L'intrigue centrale en est une histoire d'amour, mais un peu particulière, car dédoublée : d'un côté, dans un monde ou la vie est encore un peu douce et digne, un conte de fée improbable où la Bête est un plombier improvisé un peu loser et la Belle sa cliente bien plus distinguée (et comme le sous-entendait mon mot "improbable" le coup de foudre est immédiat, pilule un peu grosse à avaler qui permet de contourner tout un tas de clichés romantocs) et de l'autre, plutôt du côté post-apo du décor, un vieux couples aux abois dont l'homme essaye de cacher à son épouse malade la misére dans laquelle ils vivent. Point commun de ces histoires d'amour ? Elle se déroulent toutes deux dans le quatrième étage d'un immeuble bruxellois. Mis à part l'artifice scénaristique volontairement grossier qui sépare ces deux histoires, pas besoin d'être grand clerc pour en voir le lien, lien qui ne raconte pas seulement une histoire d'amour, mais celle plus douloureuse de ce monde futur dont même en le parant des couleurs de l'absurde, l'auteur a fait, comme tout bon auteur d'anticipation réaliste, un simple prolongement de notre présent.

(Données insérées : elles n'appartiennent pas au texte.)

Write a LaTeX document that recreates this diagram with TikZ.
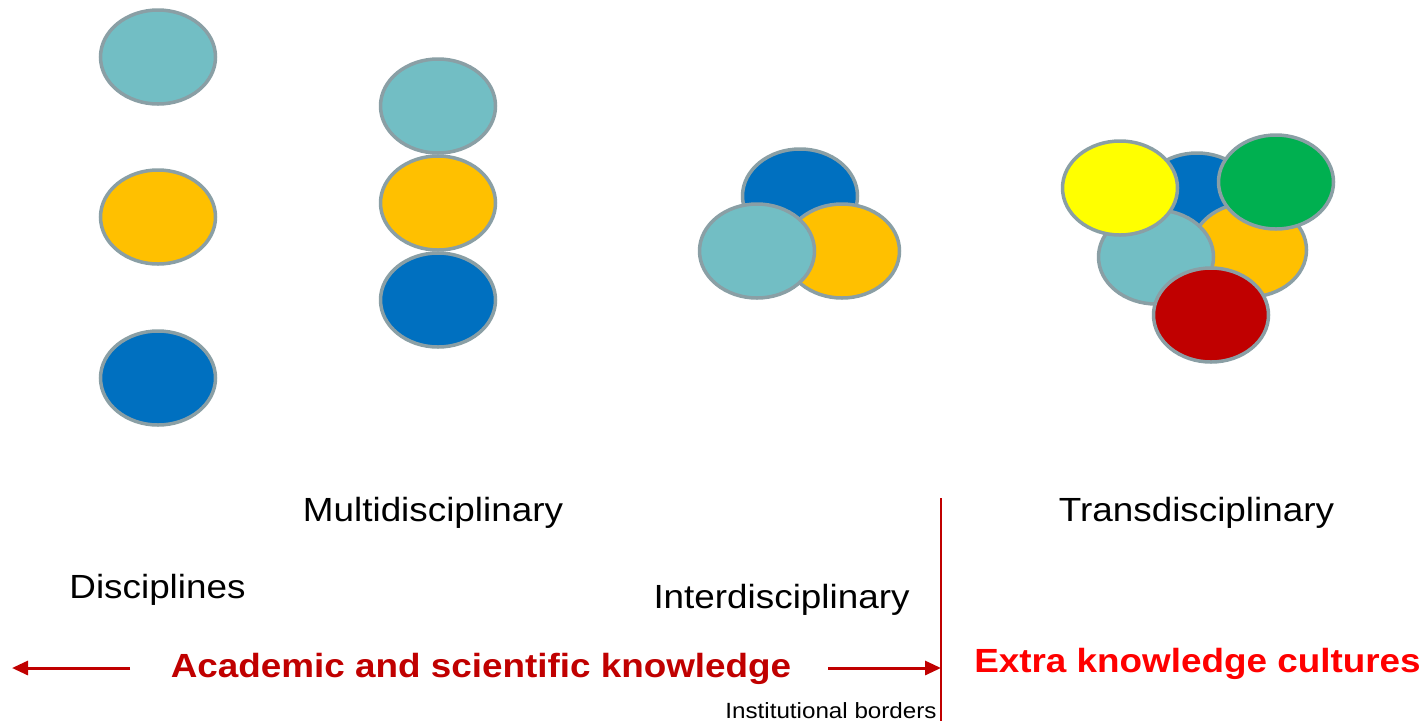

Un théme donc riche, que j'ai toutefois eu du mal à goûter, d'abord pour la raison un peu bête de ne pas en bon état de réveil à la lecture, ne saisissant pas le fil conducteur d'un livre pourtant loin d'être labyrinthique, mais aussi, pour sauver l'honneur en trouvant une raison dans le texte, de son aspect trés barjavelien, aussi bien dans la SF absurde qu'en grande partie dans le style ; et j'ai beau n'avoir jamais douté des qualités d'une partie méconnue de l'oeuvre de Barjavel, sont style et héritage reste de ceux face auxquelles, aussi injuste que ce soit, mon imaginaire a trop vite vieilli.
Néanmoins, je ne regrette pas du tout la découverte de cet auteur, mes regrets vont plutôt au contraire vers le recueil Nous sommes tous des playmobiles que j'ai commandé trop tard pour le lire en même temps les autres...petit edit de chronique à prévoir, donc.
Toujours est-il que s'il vous intrigue aussi, je ne saurais trop vous conseiller de foncer en priorité sur le fendard Ecrivain cherche place concierge.